Weekes plunges viewers into the fast-paced world of innocent bloodshed and mayhem in His House that main characters Rial (Wunmi Mosaku) and Bol (Sope Dirisu) barely manage to escape. The grim and menacing Night Witch and his insatiable craving for vengeance and desire for a new spiritual food supply toys with the couple spiralling their lives and traumas into paranoid hysteria. Weekes takes the haunted house trope and puts Black characters in the middle, exhibiting all their flaws, grace, mania and grief. Raw human experiences are shadowed by an eerie entity with a decrepit ‘free’ home and a bewildering neighborhood of empty playgrounds, a maze of peeling white fences, and a tanged yellow with onlooking eyes of souls lost in the pair’s voyage to England.

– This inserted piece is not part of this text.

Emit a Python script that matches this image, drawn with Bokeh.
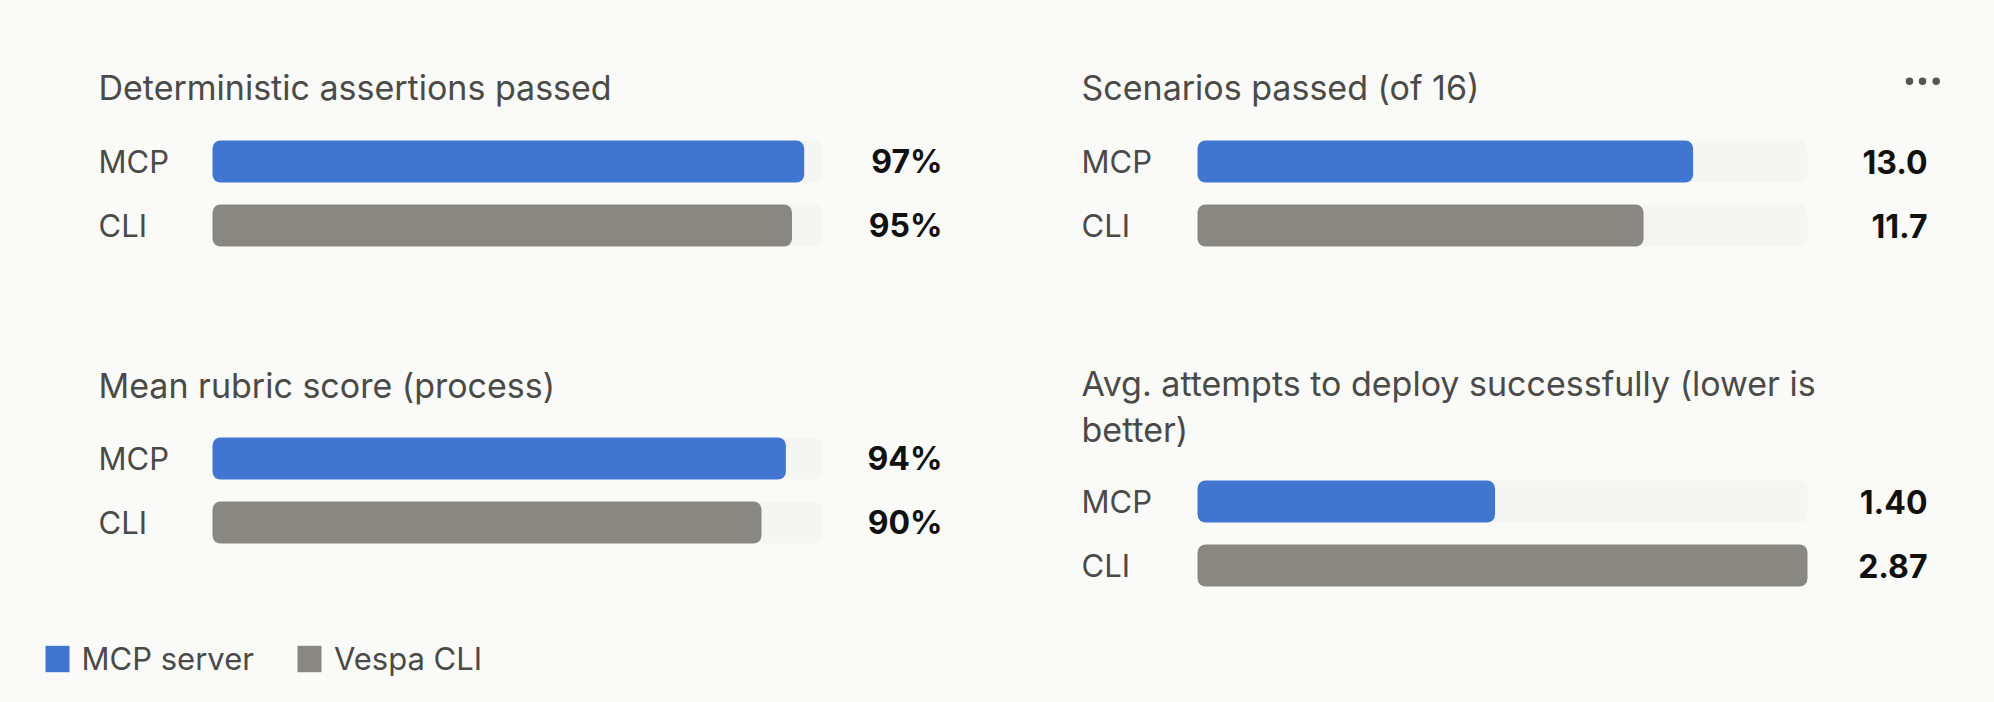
import numpy as np
from bokeh.plotting import figure
from bokeh.layouts import column, row
from bokeh.models import Range1d, Legend, LegendItem
from bokeh.core.properties import value
from bokeh.embed import file_html
from bokeh.resources import INLINE

# datos
series = ["MCP", "CLI"]
legend_names = ["MCP server", "Vespa CLI"]

det_title = "Deterministic assertions passed"
det_values = [97, 95]
det_labels = ["97%", "95%"]
det_max = 100

scen_title = "Scenarios passed (of 16)"
scen_values = [13.0, 11.7]
scen_labels = ["13.0", "11.7"]
scen_max = 16

rubric_title = "Mean rubric score (process)"
rubric_values = [94, 90]
rubric_labels = ["94%", "90%"]
rubric_max = 100

attempt_title = "Avg. attempts to deploy successfully (lower is\nbetter)"
attempt_values = [1.40, 2.87]
attempt_labels = ["1.40", "2.87"]
attempt_max = 2.87

# estilos
BG = "#FAFAF8"
TRACK = "#F5F5F3"
COLORS = ["#4176D0", "#898782"]
TXT = "#4A4A48"
FONT = "Inter"
ROW = 64      # px entre filas
BAR_H = 42    # px alto de barra


def panel(title, vals, labels, vmax, width, height, track_x, row_y, label_x,
          value_x, title_y, track_w=610):
    ppu = track_w / vmax
    p = figure(width=width, height=height, output_backend="svg", toolbar_location=None,
               x_range=Range1d(-track_x / ppu, (width - track_x) / ppu),
               y_range=Range1d((height - row_y) / ROW, -row_y / ROW),
               min_border=0)
    p.axis.visible = False
    p.grid.visible = False
    p.outline_line_color = None
    p.background_fill_color = BG
    p.border_fill_color = BG

    idx = np.arange(len(series))
    p.hbar(y=idx, left=0, right=[vmax] * len(series), height=BAR_H / ROW,
           fill_color=TRACK, line_color=None, border_radius=8)
    rends = []
    for i, color in enumerate(COLORS):
        r = p.hbar(y=[idx[i]], left=0, right=[vals[i]], height=BAR_H / ROW,
                   fill_color=color, line_color=None, border_radius=8)
        rends.append(r)

    p.text(x=0, y=idx, text=series, x_offset=label_x - track_x,
           text_align="left", text_baseline="middle", text_color=TXT,
           text_font=value(FONT), text_font_size="31px")
    p.text(x=vmax, y=idx, text=labels, x_offset=value_x - track_x - track_w,
           text_align="right", text_baseline="middle", text_color="#111111",
           text_font=value(FONT), text_font_size="32px", text_font_style="bold")
    p.text(x=[0], y=[0], text=[title], x_offset=label_x - track_x, y_offset=title_y - row_y,
           text_align="left", text_baseline="middle", text_color=TXT,
           text_font=value(FONT), text_font_size="34px", text_line_height=1.12)
    return p, rends, ppu


p1, _, _ = panel(det_title, det_values, det_labels, det_max, 997, 300,
                 track_x=212, row_y=161, label_x=98, value_x=942, title_y=87)
p2, _, ppu2 = panel(scen_title, scen_values, scen_labels, scen_max, 997, 300,
                    track_x=200, row_y=161, label_x=84, value_x=930, title_y=87)
p3, rends3, _ = panel(rubric_title, rubric_values, rubric_labels, rubric_max, 997, 402,
                      track_x=212, row_y=158, label_x=98, value_x=942, title_y=85)
p4, _, _ = panel(attempt_title, attempt_values, attempt_labels, attempt_max, 997, 402,
                 track_x=200, row_y=201, label_x=84, value_x=930, title_y=106)

# puntos del menu
dots_px = np.array([712, 725, 738.7])
p2.scatter(x=dots_px / ppu2, y=[-80.3 / ROW] * 3, size=7.5,
           fill_color="#555555", line_color=None)

legend = Legend(items=[LegendItem(label=legend_names[i], renderers=[rends3[i]]) for i in range(2)],
                orientation="horizontal", location=(41.6, 25), padding=0, margin=0,
                glyph_width=30, glyph_height=33, label_standoff=10, spacing=40,
                label_text_font=FONT, label_text_font_size="31px", label_text_color=TXT,
                border_line_color=None, background_fill_alpha=0)
p3.add_layout(legend)

layout = column(row(p1, p2), row(p3, p4))
open("out.html", "w").write(file_html(layout, INLINE))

Taking it a step further, female director Mati Diop in her directorial debut of Atlantics, stresses the importance of the Atlantic Ocean in relation to the events of the central protagonist, Ada, and her dead lover Souleiman as they navigate a relationship and test the power of their love amidst supernatural and real-life crisis’. Narratives that feature Black love, community relationships, and non-Western cinematic qualities without a centering of white stories and structures validates so many Black viewers. When it comes to using horror as the medium, there’s more room to explore natural fears that rise from fears within human nature. Visually, creators like Diop do justice to the ancestors with references to Sengalnese mythicism and usage of stunning chromatic and dream-like sequences.

Atlantics
Image Via Netflix

Across many films from this genre, select color palettes are essential in connecting themes of historically inflicted agony and modern world civil rights violations with references to pre-colonial African heritage. For instance, varied shades of red or wine lighting, costumes and backdrops emphasize the significance of remembering stories through the blood. Red calls upon audiences to directly connect with moments, be it a Black body being violated, highlighted, or used. Also, ideas of sensuality, anger with communal/ intimate injustices, and the death of more Black lives are all connotations layered within red settings and subtle details.

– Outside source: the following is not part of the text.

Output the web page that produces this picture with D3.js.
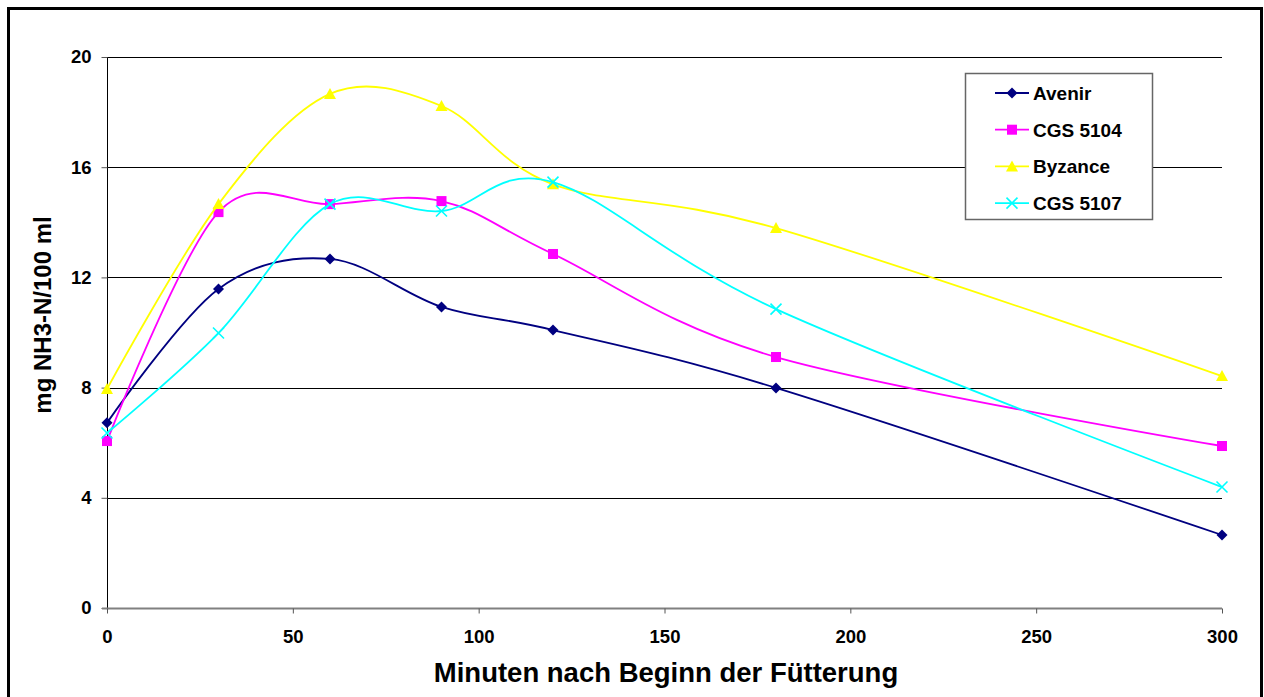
<!DOCTYPE html>
<html>
<head>
<meta charset="utf-8">
<script src="https://cdn.jsdelivr.net/npm/d3@7"></script>
<style>
  html, body { margin: 0; padding: 0; background: #fff; }
  svg { display: block; font-family: "Liberation Sans", Arial, sans-serif; }
</style>
</head>
<body>
<svg id="chart" width="1264" height="697"></svg>
<script>
// Time after feeding (minutes)
const minutes = [0, 30, 60, 90, 120, 180, 300];

// NH3-N concentration per variety (mg / 100 ml)
const avenir  = [6.72, 11.58, 12.67, 10.93, 10.09, 7.99, 2.65];
const cgs5104 = [6.06, 14.37, 14.66, 14.77, 12.85, 9.11, 5.88];
const byzance = [7.95, 14.66, 18.66, 18.22, 15.38, 13.79, 8.42];
const cgs5107 = [6.35, 9.98, 14.66, 14.41, 15.46, 10.85, 4.39];

const seriesNames = ["Avenir", "CGS 5104", "Byzance", "CGS 5107"];
const seriesValues = [avenir, cgs5104, byzance, cgs5107];

const xTicks = [0, 50, 100, 150, 200, 250, 300];
const yTicks = [0, 4, 8, 12, 16, 20];

const xTitle = "Minuten nach Beginn der Fütterung";
const yTitle = "mg NH3-N/100 ml";

const colors = ["#000080", "#FF00FF", "#FFFF00", "#00FFFF"];
const symbols = ["diamond", "square", "triangle", "cross"];

const svg = d3.select("#chart");

// outer frame
svg.append("rect")
  .attr("x", 8.5).attr("y", 8.5)
  .attr("width", 1253).attr("height", 700)
  .attr("fill", "#fff").attr("stroke", "#000").attr("stroke-width", 3);

const x = d3.scaleLinear().domain([0, 300]).range([107, 1222]);
const y = d3.scaleLinear().domain([0, 20]).range([608, 57]);

// horizontal gridlines
svg.append("g")
  .selectAll("line")
  .data(yTicks.filter(d => d > 0))
  .join("line")
  .attr("x1", x(0)).attr("x2", x(300))
  .attr("y1", d => Math.round(y(d)) + 0.5).attr("y2", d => Math.round(y(d)) + 0.5)
  .attr("stroke", "#000").attr("stroke-width", 1);

const tickFont = 18.5;

// y axis
const yAxis = svg.append("g")
  .attr("transform", `translate(${x(0) + 0.5},0)`)
  .call(d3.axisLeft(y).tickValues(yTicks).tickSize(6).tickPadding(10).tickFormat(d3.format("d")));
yAxis.attr("font-size", tickFont).attr("font-family", "Liberation Sans, Arial, sans-serif");
yAxis.select(".domain").attr("stroke", "#000").attr("d", `M0,${y(20)}V${y(0)}`);
yAxis.selectAll(".tick line").attr("stroke", "#555");
yAxis.selectAll(".tick text")
  .attr("font-weight", "bold").attr("fill", "#000");

// x axis
const xAxis = svg.append("g")
  .attr("transform", `translate(0,${Math.round(y(0)) + 0.5})`)
  .call(d3.axisBottom(x).tickValues(xTicks).tickSize(5).tickPadding(16).tickFormat(d3.format("d")));
xAxis.attr("font-size", tickFont).attr("font-family", "Liberation Sans, Arial, sans-serif");
xAxis.select(".domain").attr("stroke", "#808080").attr("stroke-width", 2)
  .attr("d", `M${x(0) - 5},0H${x(300)}`);
xAxis.selectAll(".tick line").attr("stroke", "#555");
xAxis.selectAll(".tick text")
  .attr("font-weight", "bold").attr("fill", "#000");

// axis titles
svg.append("text")
  .attr("x", 666).attr("y", 682)
  .attr("text-anchor", "middle")
  .attr("font-size", 27.5).attr("font-weight", "bold")
  .text(xTitle);

svg.append("text")
  .attr("transform", `translate(51,315) rotate(-90)`)
  .attr("text-anchor", "middle")
  .attr("font-size", 24).attr("font-weight", "bold")
  .text(yTitle);

// marker drawing
function drawMarker(g, type, color) {
  if (type === "diamond") {
    g.append("path").attr("d", "M0,-5.5L5.5,0L0,5.5L-5.5,0Z").attr("fill", color);
  } else if (type === "square") {
    g.append("rect").attr("x", -5).attr("y", -5).attr("width", 10).attr("height", 10).attr("fill", color);
  } else if (type === "triangle") {
    g.append("path").attr("d", "M0,-6L6,5L-6,5Z").attr("fill", color);
  } else {
    g.append("path").attr("d", "M-5.5,-5.5L5.5,5.5M-5.5,5.5L5.5,-5.5").attr("stroke", color).attr("stroke-width", 1.6).attr("fill", "none");
  }
}

const line = d3.line()
  .x(d => x(d[0]))
  .y(d => y(d[1]))
  .curve(d3.curveCardinal.tension(0));

seriesValues.forEach((vals, i) => {
  const pts = minutes.map((m, j) => [m, vals[j]]);
  const g = svg.append("g");
  g.append("path")
    .attr("d", line(pts))
    .attr("fill", "none")
    .attr("stroke", colors[i])
    .attr("stroke-width", 1.8);
  pts.forEach(p => {
    const mg = g.append("g").attr("transform", `translate(${x(p[0])},${y(p[1])})`);
    drawMarker(mg, symbols[i], colors[i]);
  });
});

// legend
const legend = svg.append("g");
legend.append("rect")
  .attr("x", 965.5).attr("y", 73.5).attr("width", 187).attr("height", 146)
  .attr("fill", "#fff").attr("stroke", "#666").attr("stroke-width", 1.5);

seriesNames.forEach((name, i) => {
  const cy = 93 + i * 36.7;
  const eg = legend.append("g");
  eg.append("line").attr("x1", 995).attr("x2", 1029).attr("y1", cy).attr("y2", cy)
    .attr("stroke", colors[i]).attr("stroke-width", 1.8);
  drawMarker(eg.append("g").attr("transform", `translate(1012,${cy})`), symbols[i], colors[i]);
  eg.append("text").attr("x", 1033).attr("y", cy + 7)
    .attr("font-size", 19).attr("font-weight", "bold").text(name);
});
</script>
</body>
</html>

A second color, blue, should also be accounted for when evaluating Black horror aesthetics. When cameras were created, darker skin tones were never even a thought. Even though the film is a constantly growing industry, there have been times where POC aren’t visible, like in club scenes or nighttime functions. However, in this modern wave, Black people are more visible and enthralling on screen than ever. Proper lighting and accounting for the literal visibility of the cast have been ignored by Hollywood for decades. Thematically, blue symbolizes water as a safe passage, possibly referencing the usage of rivers and streams as geographic markers on the path to escape from slavery. In older West African traditions, the Yoruba Orisha, Yemaya, grasps heavy association with blue as she controls water, utilizing it for protective purposes. In Diop’s Atlantics, Souleiman perishes at sea, leaving behind a heartbroken Ada. Initially showcasing a love story, paranormal interventions, possessions and evil fukus engulf the futuristic city and Ada’s life. The ocean takes on the energy of Yemaya with intense scenes of emotional bondage for the characters with such dazzling scenes drafted in chromatic cobalt hues, stirring emotions of loving serenity, painstaking yearning and unimaginable grief.

These films are just a few examples of stories from Black filmmakers that understood the assignment. Newer generations of Black directors and writers switching up the horror game should make for a tantalizing and refreshing take on some dense themes while also recognizing the power of Black stories and voices!